To the editor:

Every year, an estimated 3.8 million people are admitted into hospitals across the nation because of concussions.

Young athletes are the likeliest victims.

In a trend that is becoming more prevalent across the nation, fewer children are participating in youth sports because of the fear of concussions. This begs the question, do the benefits of youth sports outweigh the risks of concussions?

The perception of concussions has changed in the course of a few decades. Only a decade ago, if an athlete received a blow to the head and was slow to get up they were said to have gotten their “bell rung” and would receive a pat on the back and sent back in to play. Nowadays people know better, so when an athlete receives a hit of that caliber they are immediately removed from play and assessed by a trainer using a set of standardized tests before they can return to play.

A concussion is any injury that is caused by a sudden impact to the head. This means that concussions are more likely for athletes in contact sports such as football or hockey. 

Imagine putting an egg inside a cup and shaking it a few times. As you can imagine, the egg is probably cracked from this experience. This shows what the brain goes through during a collision. The results seem gnarly, so why would anyone subject their kids to these risks?

For some, the benefits of youth sports are more important than the risks of concussions. Youth sports have a variety of benefits, such as building teamwork, improving critical thinking and maintaining fitness. For kids, learning to work as a member of a group is an important skill for their future lives, and youth sports provide a way for kids to learn this skill by working with a team for a common goal. 

Youth sports are also shown to improve the critical thinking of those who participate, as well as keep kids in physical shape. In sports, athletes have to make complex decisions in a rapid sequence in order to be effective. This allows kids to be better problem solvers later in life. By participating in sports, kids are able to burn off energy and create healthy habits that they will be more likely to maintain throughout life, which is becoming important as the rates of childhood obesity continue to rise.

While these are all benefits, we need to consider the other side of the coin. What are the dangers of concussions?

For athletes who experience concussions, the symptoms can vary based on the severity of the impact. For some athletes, a minor headache is the only effect while others can experience temporary blindness and mood changes. A concussion may require hospitalization.

According to medical researchers from the University of North Carolina, those who suffered chronic concussions are “twice as likely to suffer depression and aggression” than those who don’t suffer concussions. Another danger is the link between concussions and Chronic traumatic encephalopathy (CTE), a brain disorder. The idea of childhood injuries leading to hidden neurological damage is a scary.

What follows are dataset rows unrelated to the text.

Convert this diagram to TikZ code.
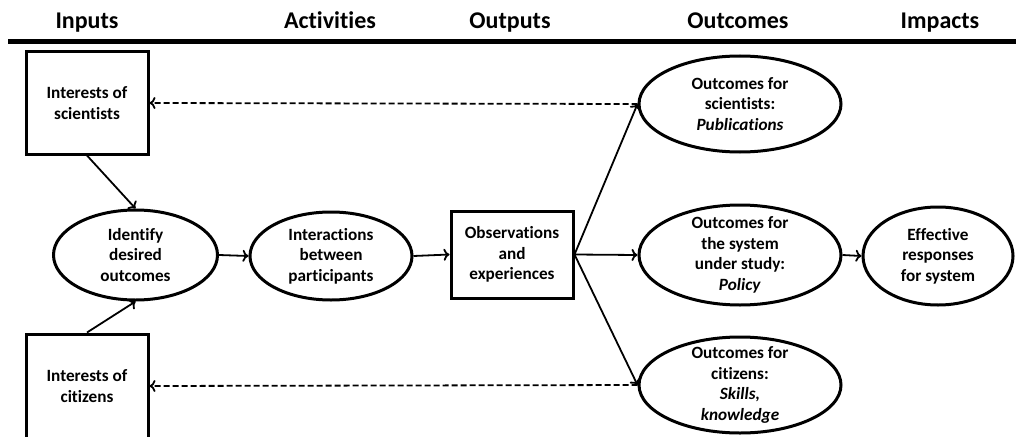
\documentclass[tikz,border=0pt]{standalone}
\usepackage{fontspec}
\setmainfont{Carlito}[Ligatures={NoCommon,NoContextual}]
\usetikzlibrary{shapes.geometric,arrows.meta}
\begin{document}
\begin{tikzpicture}[x=1pt,y=-1pt,
  every node/.style={font=\fontsize{17.2}{20.5}\selectfont\bfseries, align=center},
  hdr/.style={font=\fontsize{24}{28}\selectfont\bfseries, anchor=base},
  boxnode/.style={draw, line width=3pt, minimum width=122pt, inner sep=0pt},
  ellnode/.style={draw, ellipse, line width=3pt, inner sep=-14pt},
  conn/.style={line width=1.8pt, -{To[length=6pt,width=12pt,line width=1.8pt]}},
  dconn/.style={conn, dash pattern=on 6pt off 3pt}
]
\useasboundingbox (0,0) rectangle (1016,436);
\begin{scope}
\clip (0,0) rectangle (1016,436);
% headers
\node[hdr] (hIn) at (87,29) {Inputs};
\node[hdr] (hAc) at (330,29) {Activities};
\node[hdr] (hOu) at (510,29) {Outputs};
\node[hdr] (hOc) at (738,29) {Outcomes};
\node[hdr] (hIm) at (940,29) {Impacts};
\coordinate (ruleL) at (8,41.5);
\coordinate (ruleR) at (1016,41.5);
\draw[line width=4.5pt] (ruleL) -- (ruleR);

% nodes
\node[boxnode, minimum height=102pt] (sci) at (87,103) {Interests of\\scientists};
\node[boxnode, minimum height=104pt] (cit) at (87,386) {Interests of\\citizens};
\node[ellnode, minimum width=164pt, minimum height=90pt] (ident) at (135.5,255) {Identify\\desired\\outcomes};
\node[ellnode, minimum width=162pt, minimum height=88pt] (inter) at (331,256) {Interactions\\between\\participants};
\node[boxnode, minimum height=87pt] (obs) at (512,254.5) {Observations\\and\\experiences};
\node[ellnode, minimum width=202pt, minimum height=96pt] (osci) at (740,104) {Outcomes for\\scientists:\\\textit{Publications}};
\node[ellnode, minimum width=202pt, minimum height=100pt] (osys) at (740,255) {Outcomes for\\the system\\under study:\\\textit{Policy}};
\node[ellnode, minimum width=150pt, minimum height=98pt] (eff) at (938,256) {Effective\\responses\\for system};
\node[ellnode, minimum width=202pt, minimum height=96pt] (ocit) at (740,385) {Outcomes for\\citizens:\\\textit{Skills,}\\\textit{knowledge}};

% connectors
\draw[conn] (sci.south) -- (ident.north);
\draw[conn] (cit.north) -- (ident.south);
\draw[conn] (ident.east) -- (inter.west);
\draw[conn] (inter.east) -- (obs.west);
\draw[conn] (obs.east) -- (osys.west);
\draw[conn] (obs.east) -- (osci.west);
\draw[conn] (obs.east) -- (ocit.west);
\draw[conn] (osys.east) -- (eff.west);
\draw[dconn] (osci.west) -- (sci.east);
\draw[dconn] (ocit.west) -- (cit.east);
\end{scope}
\end{tikzpicture}
\end{document}
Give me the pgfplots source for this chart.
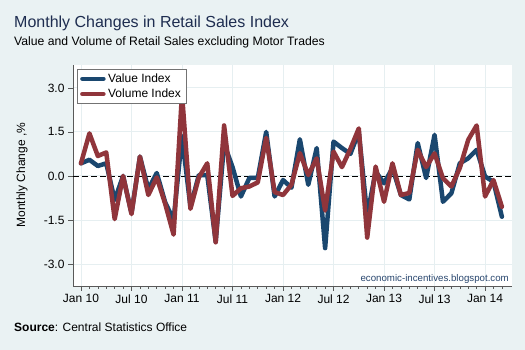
\documentclass[border=0pt]{standalone}
\usepackage{pgfplots}
\pgfplotsset{compat=1.18}
\usepackage{pgfplotstable}
\usepackage{fontspec}
\setmainfont{Liberation Sans}
\definecolor{bg}{RGB}{234,242,243}
\definecolor{gridc}{RGB}{230,239,241}
\definecolor{valc}{RGB}{26,71,111}
\definecolor{volc}{RGB}{144,53,59}
\definecolor{titlec}{RGB}{30,45,80}
\definecolor{wmc}{RGB}{40,70,110}

\pgfplotstableread{
i value volume
0 0.43 0.43
1 0.55 1.45
2 0.34 0.68
3 0.43 0.80
4 -0.82 -1.47
5 0.00 0.00
6 -1.27 -1.30
7 0.66 0.66
8 -0.45 -0.65
9 0.10 -0.05
10 -0.90 -0.95
11 -1.50 -2.00
12 1.35 2.80
13 -1.05 -1.12
14 0.03 -0.05
15 0.03 0.43
16 -2.24 -2.26
17 1.10 1.72
18 0.30 -0.68
19 -0.70 -0.42
20 -0.07 -0.36
21 -0.07 -0.22
22 1.50 1.30
23 -0.70 -0.55
24 -0.14 -0.65
25 -0.40 -0.30
26 1.25 0.78
27 -0.30 0.03
28 0.95 0.60
29 -2.46 -1.18
30 1.17 0.83
31 0.95 0.30
32 0.75 0.92
33 1.50 1.62
34 -1.35 -2.10
35 0.15 0.32
36 -0.25 -0.88
37 0.27 0.43
38 -0.65 -0.65
39 -0.80 -0.58
40 1.12 0.89
41 -0.07 0.30
42 1.40 0.77
43 -0.88 -0.08
44 -0.59 -0.36
45 0.43 0.27
46 0.60 1.23
47 0.89 1.72
48 -0.02 -0.70
49 -0.20 -0.14
50 -1.39 -1.05
}\datatable

\begin{document}
\begin{tikzpicture}[x=1pt,y=1pt]
\useasboundingbox (0,0) rectangle (525,350);
\fill[bg] (0,0) rectangle (525,350);
\node[anchor=base west, inner sep=0, text=titlec, font=\fontsize{16}{19}\selectfont] at (14,322) {Monthly Changes in Retail Sales Index};
\node[anchor=base west, inner sep=0, text=black, font=\fontsize{12.2}{14}\selectfont] at (14,304.3) {Value and Volume of Retail Sales excluding Motor Trades};
\node[anchor=base west, inner sep=0, text=black, font=\fontsize{12}{14}\selectfont] at (14,18) {\textbf{Source}: Central Statistics Office};
\node[rotate=90, inner sep=0, font=\fontsize{12}{14}\selectfont] at (22,175) {Monthly Change ,\%};
\begin{axis}[
  at={(73pt,64pt)}, anchor=south west,
  scale only axis, width=439pt, height=221pt,
  xmin=-0.95, xmax=51.2, ymin=-3.75, ymax=3.78,
  axis lines*=left,
  axis background/.style={fill=white},
  axis line style={draw=black!65, line width=0.8pt, -},
  xtick={0,6,...,48},
  xticklabels={Jan 10,Jul 10,Jan 11,Jul 11,Jan 12,Jul 12,Jan 13,Jul 13,Jan 14},
  minor xtick={0,...,50},
  ytick={-3,-1.5,0,1.5,3},
  yticklabels={-3.0,-1.5,0.0,1.5,3.0},
  tick align=outside,
  major tick length=5pt, minor tick length=3pt,
  tick style={draw=black!65, line width=0.6pt},
  xmajorgrids, ymajorgrids,
  grid style={draw=gridc, line width=0.9pt},
  tick label style={font=\fontsize{12}{14}\selectfont},
  legend style={at={(0.009,0.982)}, anchor=north west, draw=black!55, fill=white,
    font=\fontsize{12}{14}\selectfont, inner xsep=3pt, inner ysep=3pt,
    nodes={inner xsep=2.5pt, inner ysep=1.5pt}, row sep=2pt},
  legend cell align=left,
  legend image code/.code={\draw[#1, line cap=round] (0pt,0pt) -- (21pt,0pt);},
]
\addplot[black, dash pattern=on 6pt off 3pt, line width=0.8pt, forget plot] coordinates {(-0.95,0) (51.2,0)};
\addplot[valc, line width=4.5pt, line join=round, line cap=round] table[x=i, y=value] {\datatable};
\addlegendentry{Value Index}
\addplot[volc, line width=4.5pt, line join=round, line cap=round] table[x=i, y=volume] {\datatable};
\addlegendentry{Volume Index}
\end{axis}
\node[anchor=base east, inner sep=0, text=wmc, font=\fontsize{9.7}{11}\selectfont] at (509,68.3) {economic-incentives.blogspot.com};
\end{tikzpicture}
\end{document}
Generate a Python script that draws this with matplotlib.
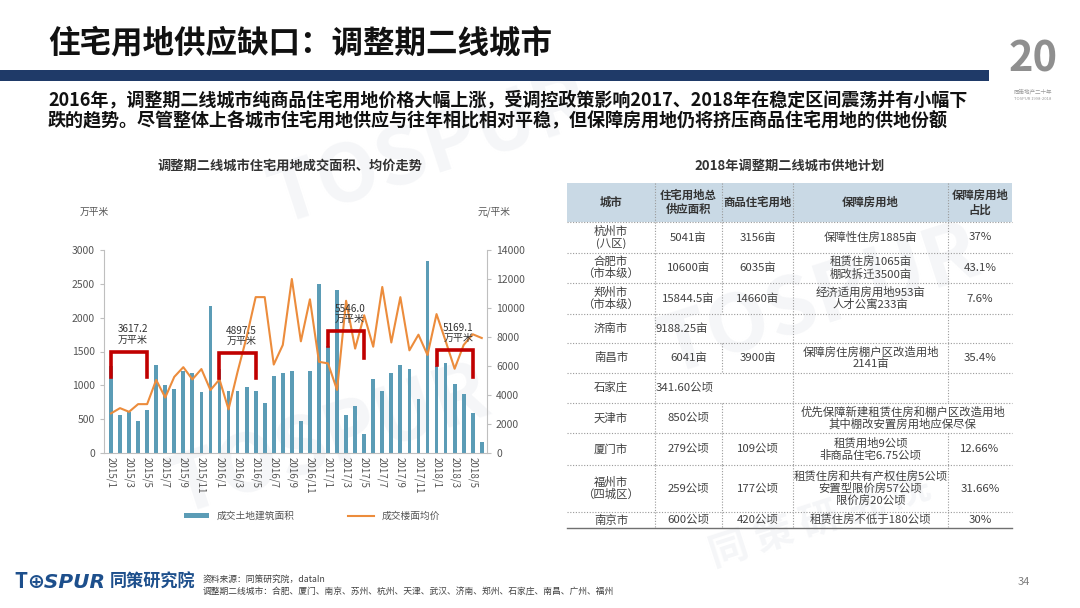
import matplotlib
matplotlib.use("Agg")
import matplotlib.pyplot as plt
from matplotlib.patches import Rectangle
import numpy as np

plt.rcParams["font.family"] = ["Noto Sans CJK SC", "DejaVu Sans"]

W, H = 1080, 608

# ---- chart data ----
area = [1280, 556, 600, 467, 635, 1304, 1009, 950, 1205, 1182, 901, 2176,
        1245, 910, 910, 975, 910, 738, 1142, 1182, 1205, 480, 1210, 2495,
        1575, 2410, 566, 689, 280, 1100, 910, 1181, 1304, 1240, 800, 2842,
        1285, 1329, 1023, 875, 590, 157]
price = [2730, 3095, 2840, 3370, 3370, 5040, 3825, 5250, 5920, 5075, 5790, 4340,
         5075, 3010, 5600, 8000, 10750, 10750, 6100, 7450, 12000, 7700, 10600, 6290,
         6180, 4350, 10500, 7200, 9500, 7330, 11450, 7620, 10750, 7080, 8160, 6760,
         9580, 7730, 5810, 7450, 8190, 7930]
tick_labels = ["2015/1", "2015/3", "2015/5", "2015/7", "2015/9", "2015/11",
               "2016/1", "2016/3", "2016/5", "2016/7", "2016/9", "2016/11",
               "2017/1", "2017/3", "2017/5", "2017/7", "2017/9", "2017/11",
               "2018/1", "2018/3", "2018/5"]
# Jan-May totals: first/last month index, bracket top, leg ends, label
bracket_start = [0, 12, 24, 36]
bracket_end = [4, 16, 28, 40]
bracket_top = [1500, 1480, 1805, 1525]
bracket_left = [1130, 1115, 1574, 1300]
bracket_right = [1130, 1115, 1400, 1130]
bracket_label = ["3617.2", "4897.5", "5546.0", "5169.1"]

# ---- table data ----
tbl_header = ["城市", "住宅用地总\n供应面积", "商品住宅用地", "保障房用地", "保障房用地\n占比"]
tbl_city = ["杭州市\n(八区)", "合肥市\n（市本级）", "郑州市\n（市本级）", "济南市", "南昌市",
            "石家庄", "天津市", "厦门市", "福州市\n（四城区）", "南京市"]
tbl_total = ["5041亩", "10600亩", "15844.5亩", "9188.25亩", "6041亩", "341.60公顷",
             "850公顷", "279公顷", "259公顷", "600公顷"]
tbl_comm = ["3156亩", "6035亩", "14660亩", "", "3900亩", "", "", "109公顷", "177公顷", "420公顷"]
tbl_afford = ["保障性住房1885亩", "租赁住房1065亩\n棚改拆迁3500亩",
              "经济适用房用地953亩\n人才公寓233亩", "", "保障房住房棚户区改造用地\n2141亩", "",
              "优先保障新建租赁住房和棚户区改造用地\n其中棚改安置房用地应保尽保",
              "租赁用地9公顷\n非商品住宅6.75公顷",
              "租赁住房和共有产权住房5公顷\n安置型限价房57公顷\n限价房20公顷",
              "租赁住房不低于180公顷"]
tbl_share = ["37%", "43.1%", "7.6%", "", "35.4%", "", "", "12.66%", "31.66%", "30%"]

BAR_C = "#5b9cb6"
LINE_C = "#ec8c3c"
NAVY = "#1f3a68"
TXT = "#404040"

fig = plt.figure(figsize=(W / 100, H / 100), dpi=100)
bg = fig.add_axes([0, 0, 1, 1])
bg.set_xlim(0, W)
bg.set_ylim(H, 0)
bg.axis("off")

# faint watermarks
for (x, y, s, fs) in [(430, 150, "TOSPUR", 58), (820, 300, "TOSPUR", 58),
                      (330, 440, "TOSPUR", 58), (820, 520, "同 策 研 究 院", 28)]:
    bg.text(x, y, s, fontsize=fs, color="#f5f6f8", fontweight="bold", style="italic",
            rotation=18, ha="center", va="center", zorder=0)

# header
bg.text(48, 43, "住宅用地供应缺口：调整期二线城市", fontsize=22.7, fontweight="bold",
        color="#111111", va="center", ha="left")
bg.add_patch(Rectangle((0, 70), 989, 11, color=NAVY, lw=0))
bg.text(48, 100, "2016年，调整期二线城市纯商品住宅用地价格大幅上涨，受调控政策影响2017、2018年在稳定区间震荡并有小幅下",
        fontsize=13, fontweight="bold", color="#111111", va="center")
bg.text(48, 121, "跌的趋势。尽管整体上各城市住宅用地供应与往年相比相对平稳，但保障房用地仍将挤压商品住宅用地的供地份额",
        fontsize=13, fontweight="bold", color="#111111", va="center")

# 20 logo
bg.text(1033, 60, "20", fontsize=30, fontweight="bold", color="#8f8f8f", ha="center", va="center")
bg.text(1033, 91, "同策地产二十年", fontsize=4, color="#9a9a9a", ha="center", va="center")
bg.text(1033, 99, "TOSPUR 1998-2018", fontsize=3, color="#9a9a9a", ha="center", va="center")

# sub titles
bg.text(290, 166, "调整期二线城市住宅用地成交面积、均价走势", fontsize=9.5, fontweight="bold",
        color="#333333", ha="center", va="center")
bg.text(790, 166, "2018年调整期二线城市供地计划", fontsize=9.5, fontweight="bold",
        color="#333333", ha="center", va="center")
bg.text(80, 212, "万平米", fontsize=7, color="#555555", va="center")
bg.text(478, 212, "元/平米", fontsize=7, color="#555555", va="center")

# ---- chart ----
x0, x1, y0, y1 = 104, 487, 250, 453
ax = fig.add_axes([x0 / W, 1 - y1 / H, (x1 - x0) / W, (y1 - y0) / H])
ax.patch.set_alpha(0)
x = np.arange(len(area))
bars = ax.bar(x, area, width=0.42, color=BAR_C, zorder=2)
ax.set_xlim(-0.77, len(area) - 0.42)
ax.set_ylim(0, 3000)
ax.set_yticks(np.arange(0, 3001, 500))
ax.set_xticks(x[::2])
ax.set_xticklabels(tick_labels, rotation=270, fontsize=7, color="#555555")
ax.tick_params(axis="x", length=0, pad=3)
ax.tick_params(axis="y", labelsize=7.5, labelcolor="#555555", length=3, color="#bfbfbf")
for s in ["top", "right"]:
    ax.spines[s].set_visible(False)
for s in ["left", "bottom"]:
    ax.spines[s].set_color("#bfbfbf")

ax2 = ax.twinx()
line, = ax2.plot(x, price, color=LINE_C, lw=1.5, zorder=3)
ax2.set_ylim(0, 14000)
ax2.set_yticks(np.arange(0, 14001, 2000))
ax2.tick_params(axis="y", labelsize=7.5, labelcolor="#555555", length=3, color="#bfbfbf")
for s in ["top", "left", "bottom"]:
    ax2.spines[s].set_visible(False)
ax2.spines["right"].set_color("#bfbfbf")

# Jan-May brackets, expressed in area units and mapped onto the price axis
for i0, i1, top, lft, rgt, lab in zip(bracket_start, bracket_end, bracket_top,
                                       bracket_left, bracket_right, bracket_label):
    ax2.plot([i0, i0, i1, i1], np.array([lft, top, top, rgt]) * 14000 / 3000,
             color="#c00000", lw=2.6, solid_joinstyle="miter", zorder=5)
    ax2.text((i0 + i1) / 2 + 0.4, (top + 250) * 14000 / 3000, lab + "\n万平米",
             fontsize=7.2, color="#333333", ha="center", va="center",
             linespacing=1.05, zorder=6)

fig.legend([bars, line], ["成交土地建筑面积", "成交楼面均价"], loc="center",
           bbox_to_anchor=(312 / W, 1 - 516 / H), ncol=2, frameon=False,
           fontsize=7, labelcolor="#555555", columnspacing=5.5, handlelength=2.6,
           handleheight=0.5)

# ---- table ----
cols = [567, 655, 722, 793, 948, 1012]
rows = [183, 222, 253, 283, 314, 343, 373, 403, 433, 465, 512, 528]
dot = dict(color="#9a9a9a", lw=0.8, ls=(0, (1, 1.5)))
bg.add_patch(Rectangle((cols[0], rows[0]), cols[-1] - cols[0], rows[1] - rows[0],
                       color="#c9d9e5", lw=0, zorder=1))
for j, h in enumerate(tbl_header):
    bg.text((cols[j] + cols[j + 1]) / 2, (rows[0] + rows[1]) / 2, h, fontsize=8.2,
            fontweight="bold", color="#333333", ha="center", va="center", linespacing=1.15)
for j in range(1, 5):
    bg.plot([cols[j], cols[j]], [rows[0], rows[1]], **dot)
for yy in rows[1:-1]:
    bg.plot([cols[0], cols[-1]], [yy, yy], **dot)
bg.plot([cols[0], cols[-1]], [rows[-1], rows[-1]], color="#707070", lw=1)
for i in range(len(tbl_city)):
    ya, yb = rows[i + 1], rows[i + 2]
    yc = (ya + yb) / 2
    only_total = not tbl_comm[i] and not tbl_afford[i]
    spans = tbl_afford[i] and not tbl_share[i]
    for j in range(1, 5):
        if only_total and j == 2:
            continue
        if spans and j == 4:
            continue
        bg.plot([cols[j], cols[j]], [ya, yb], **dot)
    kw = dict(fontsize=8.2, color=TXT, va="center", linespacing=1.1)
    bg.text((cols[0] + cols[1]) / 2, yc, tbl_city[i], ha="center", **kw)
    if only_total:
        bg.text(cols[1] + 1, yc, tbl_total[i], ha="left", **kw)
    else:
        bg.text((cols[1] + cols[2]) / 2, yc, tbl_total[i], ha="center", **kw)
    bg.text((cols[2] + cols[3]) / 2, yc, tbl_comm[i], ha="center", **kw)
    if spans:
        bg.text((cols[3] + cols[5]) / 2, yc, tbl_afford[i], ha="center", **kw)
    else:
        bg.text((cols[3] + cols[4]) / 2, yc, tbl_afford[i], ha="center", **kw)
    bg.text((cols[4] + cols[5]) / 2, yc, tbl_share[i], ha="center", **kw)

# ---- footer ----
bg.text(14, 582, "T", fontsize=15, fontweight="bold", style="italic", color="#1d4f8c", va="center")
bg.text(27, 582, "⊕SPUR", fontsize=14.5, fontweight="bold", style="italic", color="#1d4f8c",
        va="center", family="DejaVu Sans")
bg.text(110, 582, "同策研究院", fontsize=12.3, fontweight="bold", style="italic",
        color="#1d4f8c", va="center")
bg.text(203, 579, "资料来源：同策研究院，dataIn", fontsize=6.3, color=TXT, va="center")
bg.text(203, 592, "调整期二线城市：合肥、厦门、南京、苏州、杭州、天津、武汉、济南、郑州、石家庄、南昌、广州、福州",
        fontsize=6.3, color=TXT, va="center")
bg.text(1024, 582, "34", fontsize=8, color="#7f7f7f", va="center", ha="center")

fig.savefig("out.png", dpi=100)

To combat this fear, solutions are in the works. The NFL is working with engineers to develop helmets for youth football that could reduce the impact force of collisions. Another group of researchers is testing technology that provides athletes with protection from concussions. With these developments, maybe parents of the future won’t have to worry about youth athletes experiencing concussions.

For now, parents have a choice between the benefits of youth sports and the dangers of concussions. As a former athlete who has experienced both the negatives of concussions and the benefits of youth sports, I am a firm believer that all children should be involved with youth sports at some point in their lives and that the benefits outweigh the dangers. Of course with the risks of concussions, until that risk is reduced I can understand why some would be cautious with the idea of their children participating.

No matter the decision, making an informed choice should be the top priority when considering whether the benefits of youth sports outweigh the risks of concussions for children.